Reading comprehension strategies for parents

6 min read

When a child can read the words but doesn’t grasp the meaning, comprehension is the missing piece. Here are the research-backed strategies — and the simple at-home habits that build them.

A surprising and stressful moment for many parents: your child reads a page aloud smoothly, you ask what happened, and they have no idea. That gap has a name — comprehension — and it is a separate skill from reading the words. The good news is that it responds well to a few simple habits at home.
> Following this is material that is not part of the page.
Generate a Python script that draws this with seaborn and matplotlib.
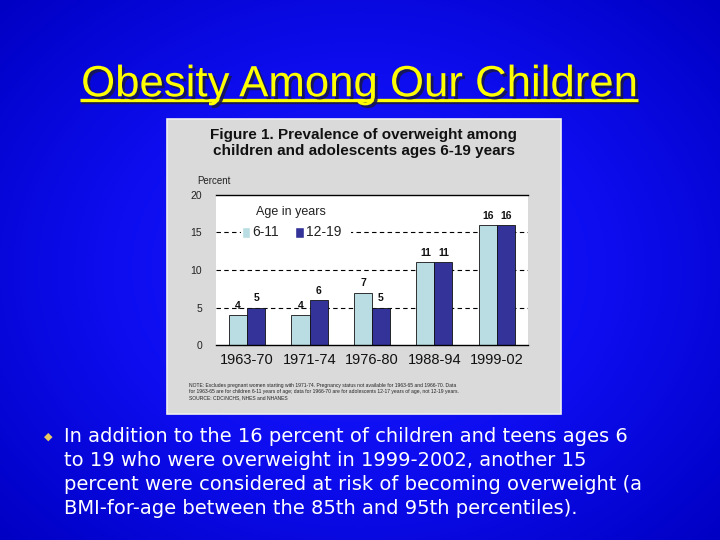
import numpy as np
import pandas as pd
import matplotlib
matplotlib.use("Agg")
import matplotlib.pyplot as plt
import matplotlib.patheffects as pe
from matplotlib.colors import LinearSegmentedColormap
from matplotlib.patches import Rectangle
import seaborn as sns

# data
periods = ["1963-70", "1971-74", "1976-80", "1988-94", "1999-02"]
ages_6_11 = [4, 4, 7, 11, 16]
ages_12_19 = [5, 6, 5, 11, 16]
age_groups = ["6-11", "12-19"]
y_ticks = [0, 5, 10, 15, 20]

slide_title = "Obesity Among Our Children"
chart_title = "Figure 1. Prevalence of overweight among\nchildren and adolescents ages 6-19 years"
note_text = ("NOTE: Excludes pregnant women starting with 1971-74. Pregnancy status not available for 1963-65 and 1966-70. Data\n"
             "for 1963-65 are for children 6-11 years of age; data for 1966-70 are for adolescents 12-17 years of age, not 12-19 years.\n"
             "SOURCE: CDC/NCHS, NHES and NHANES")
bullet_lines = [
    "In addition to the 16 percent of children and teens ages 6",
    "to 19 who were overweight in 1999-2002, another 15",
    "percent were considered at risk of becoming overweight (a",
    "BMI-for-age between the 85th and 95th percentiles).",
]

df = pd.DataFrame({
    "period": periods * 2,
    "age": [age_groups[0]] * len(periods) + [age_groups[1]] * len(periods),
    "pct": ages_6_11 + ages_12_19,
})
colors = ["#b9dde2", "#333399"]

sns.set_theme(style="white")
plt.rcParams["font.family"] = ["Liberation Sans", "DejaVu Sans"]

fig = plt.figure(figsize=(7.2, 5.4), dpi=100)

# blue slide background, drawn on a full-figure axes
bg = fig.add_axes([0, 0, 1, 1], zorder=-1)
yy, xx = np.mgrid[0:1:270j, 0:1:360j]
r = np.sqrt(((xx - 0.5) / 0.75) ** 2 + ((yy - 0.5) / 0.8) ** 2)
cmap = LinearSegmentedColormap.from_list("slide", ["#1a1aff", "#0d0df0", "#0000c4"])
bg.imshow(r, cmap=cmap, aspect="auto", extent=[0, 1, 0, 1], origin="lower")
bg.set_xlim(0, 1)
bg.set_ylim(0, 1)
bg.set_axis_off()

# title with shadow and underline
bg.text(0.5, 0.843, slide_title, color="#ffff00", fontsize=31.5, ha="center", va="center",
        path_effects=[pe.SimplePatchShadow(offset=(2, -2), shadow_rgbFace="#181850", alpha=0.9),
                      pe.Normal()])
bg.plot([0.113, 0.888], [0.812, 0.812], color="#181850", lw=2.4, solid_capstyle="butt")
bg.plot([0.111, 0.886], [0.815, 0.815], color="#ffff00", lw=2.4, solid_capstyle="butt")

# grey panel for the embedded figure
bg.add_patch(Rectangle((0.2319, 0.2333), 0.5472, 0.5463, facecolor="#dadada",
                       edgecolor="#f0f0f0", lw=1.2))
bg.text(0.505, 0.735, chart_title, fontsize=11, fontweight="bold", ha="center",
        va="center", color="#111111", linespacing=1.15)
bg.text(0.274, 0.665, "Percent", fontsize=7, ha="left", va="center", color="#222222")
bg.text(0.262, 0.275, note_text, fontsize=3.6, ha="left", va="center", color="#222222",
        linespacing=1.3)

ax = fig.add_axes([0.3, 0.3611, 0.4333, 0.2778])
ax.set_facecolor("white")
sns.barplot(data=df, x="period", y="pct", hue="age", order=periods, hue_order=age_groups,
            palette=colors, width=0.58, gap=0, edgecolor="#111111",
            linewidth=0.6, ax=ax, legend=False, saturation=1)
for cont in ax.containers:
    ax.bar_label(cont, fmt="%d", padding=3, fontsize=7.5, fontweight="bold", color="#111111")
for v in y_ticks[1:-1]:
    ax.axhline(v, color="black", lw=0.8, ls=(0, (4, 3)), zorder=0)
ax.set_ylim(0, 20)
ax.set_xlim(-0.5, 4.5)
ax.set_yticks(y_ticks)
ax.tick_params(axis="y", labelsize=7.5, colors="#222222", length=0, pad=10)
ax.tick_params(axis="x", labelsize=10.5, colors="#111111", length=0, pad=6)
ax.set_xlabel("")
ax.set_ylabel("")
for s in ["left", "right"]:
    ax.spines[s].set_visible(False)
for s in ["top", "bottom"]:
    ax.spines[s].set_color("black")
    ax.spines[s].set_linewidth(1)

# legend inside plot, on a white box that hides the dashed line
ax.add_patch(Rectangle((-0.1, 14.0), 1.76, 5.0, facecolor="white", edgecolor="none", zorder=1))
ax.text(0.14, 17.7, "Age in years", fontsize=9, color="#222222", va="center", zorder=2)
ax.add_patch(Rectangle((-0.09, 14.25), 0.14, 1.5, facecolor=colors[0], zorder=2))
ax.text(0.08, 15.0, age_groups[0], fontsize=10, color="#222222", va="center", zorder=2)
ax.add_patch(Rectangle((0.76, 14.25), 0.15, 1.5, facecolor=colors[1], zorder=2))
ax.text(0.94, 15.0, age_groups[1], fontsize=10, color="#222222", va="center", zorder=2)

# bullet text
bg.text(0.067, 0.191, "\u25c6", color="#e8c860", fontsize=8, ha="center", va="center")
for i, line in enumerate(bullet_lines):
    bg.text(0.089, 0.191 - i * 0.0444, line, color="white", fontsize=14,
            family=["DejaVu Sans"], ha="left", va="center")

fig.savefig("out.png", dpi=100)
Decoding is not the same as understanding

Reading has two big jobs: decoding (turning letters into words) and comprehension(turning words into meaning). A child can master the first and still struggle with the second, usually because of thin vocabulary, limited background knowledge about the topic, or simply reading on autopilot without thinking. None of that means your child isn’t smart — comprehension is built.

The strategies that work

Decades of research point to the same short list of active reading strategies. You don’t teach them as a lesson — you model them by thinking aloud as you read together:

Predict(“what do you think happens next?”) · Question(“why did she do that?”) · Connect (“that reminds me of…”) · Visualize(“picture the scene”) · Monitor(“wait, does that make sense?”) · Summarize(“so what just happened?”).

The two biggest levers at home

Talk about books. A short conversation before, during, and after reading does more than any worksheet. Ask open questions and let your child do the thinking.

Grow background knowledge. Comprehension depends heavily on knowing things — about animals, history, space, whatever. Wide reading across many subjects, plus everyday experiences and conversation, builds the vocabulary and knowledge that understanding rests on. Browse widely by theme and by grade to keep the range broad.

If the difficulty is really with reading the words rather than understanding them, start instead with helping a struggling reader. And for the bigger picture of how reading is taught, see the science of reading.

Common questions

My child can read the words but doesn’t understand — why?
Decoding (reading the words) and comprehension (understanding them) are different skills. A child can be a smooth decoder and still miss the meaning if vocabulary, background knowledge, or active reading habits are thin. Comprehension is built — it doesn’t come free with fluent decoding.
How can I help my child understand what they read?
Talk about books together: ask what they think will happen, what a word means, what just happened, and what it reminds them of. Reading aloud and discussing builds comprehension far more than quizzing. Wide reading and real-world experiences — which grow background knowledge — matter enormously.
What are the main reading-comprehension strategies?
The well-researched ones are predicting, asking questions, making connections, visualizing, monitoring (“does this still make sense?”), and summarizing. You don’t have to teach them formally — model them by thinking aloud as you read together.
Does building vocabulary improve comprehension?
Yes, strongly. Comprehension leans heavily on knowing words and having background knowledge about the topic. Reading widely across many subjects is the most reliable way to grow both vocabulary and the knowledge that understanding depends on.